Peer Review of Brookes ethnography

Brooke,

 

Pretty cool that your brother is a writer. I feel almost foolish attempting to peer review your work.

 

I think the trip to the book store for a book tour is a good choice. There is a lot of opportunity for rich detail setting the scene that I’m sure your final draft will reflect. If your looking to expand the detail in your scene maybe include some info on the demographic present. Is it really young kids or mostly parents just looking for a gift for their kids. I like the use of dialogue from the crowd. It helps draw the reader in, and get a better sense of what the atmosphere was like. As your brother seems to be the focus of the piece make sure to describe him physically, what’s he wearing, what’s his mood like ect. Also you could explain in detail some of the interactions that occur when your brother is actually signing books.

 

I look forward to reading the final draft,

 

Rob

Peer Review of Paige’s Text Wrestling

Hey Paige,

Great work on the rough draft of your essay.

 

  1. The summary overall works. I can clearly see that the author is trying to convey his experiences with racial issues in the United States. One part could be a little clearer I think. The part where you are describing the photograph. It seems like the photograph is secret or taboo. Is it because the photograph would prove or disprove the birth certificate saying “white” or “black”? Again I could just be missing the point, but I had to read it a few times to get an idea of why the picture was important.
  2. The response piece is excellent. You use your own experiences to draw comparisons, and I think it really draws the reader in. Its horrible that you had to go through that as a child, and I think its powerful to use your voice on paper to try and promote change/bring attention to a problem still persisting in our society today.
  3. I think there are a few places you could break up some paragraphs. I would break the summary into 2 parts: The photograph portion, and the racial status piece after. Its kind of nit picky, but it might help focus both ideas more clearly if they are separated. “After being gifted the photo”, I would cut it somewhere around there.
  4. The citations at the end look good to me. Only thing I can see is “(citation #)” . Not sure if this is just for your own knowledge, but if you intend to have in line citations I would use a subscript like thiscitation 1  This is accomplished by going to the text tab above and inserting <sub>your citation</sub>

Good luck on the final draft, hope any of this helps.

-Rob

Peer Review of Lukes Memoir

Luke-

Great work on the rough draft of your essay. Overall, I think it’s well done, and you use good detail in a lot of places. I think your main point is to illustrate that people need to get out and enjoy the outdoors now, because someday global warming/climate change could change that. It seemed like you were probably not remotely interested in going hiking but were pleasantly surprised with how much you enjoyed it. A couple lines that stuck out to me:
1. “But I was particularly interested in finishing up the main campaign of The Elder Scrolls: Skyrim, New Super Mario Bros. U, or anything else honestly.”
This one I just like because when I was on deployment we stopped in Italy for a day and we bought an Italian Xbox and bought Oblivion so I’m familiar with the Elder Scrolls series.
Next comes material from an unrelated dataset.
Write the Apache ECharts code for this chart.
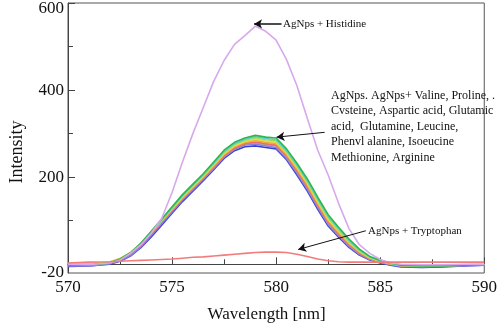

It also gives the reader a sense of your reluctant mood to go on this hike.

2. “With the constant damaging of our environment due to deforestation, air pollution, and poor recycling practices, our day of reckoning may be sooner than we anticipate.”
I think this line kind of states your universal message. Get out and experience the outdoors because it might not always be there ect.

There are a few places where the detail was particularly good, for instance:
“Fresh smells of pine and dew from the rain the prior night invaded my nostrils, surprising my body. After the initial surprise, my body grew accustomed, and came to enjoy the tangible genuinity of this environment.”
I like these couple of lines because I can clearly imagine the sensation you get when you plunge into the woods and smell nothing but pine needles and thick fresh air. I also liked this bit about the cliff face:
“For about 30 yards in front of us was one slick sheet of marble white rock, approaching our impending doom – a cliff – at a 45 degree angle. Trees found their ways into the sheet like hair follicles, spread sporadically across the plane.”
This gives the reader a pretty good description of what you are facing. I liked the metaphor you used to describe the trees.

I think you could expand the details in a couple places however. After the initial slide on the ice you could explain some more about how the rest of the climb went in more detail. Especially the bit about Mt.Dickey. We could use some detail about how the second portion of the hike went. Were you exhausted? Did you barely make it? Some things like that could help.

Organizationally/structure wise I think the piece is good. The use of dialogue in the lead makes me interested to continue reading. The order of events is clear. I would ask what happened with your siblings? Were they just on the drive and not the hike? Not super important to the narrative but I figured id ask. I also like that you included (what I assume) is a picture of mount Welch/Dickey. I like that you put it towards the end of the piece, so you have a chance to describe the place before showing us exactly what it looks like.

I think you have a good start to a memoir here. Apart from a few wonky sentences there isn’t any major grammatical errors I can see. The best parts of this essay so far are your reflections towards the end. It gives good insight into your frame of mind.

Great start to the memoir. Polish it up a bit and you’re in good shape. Good luck!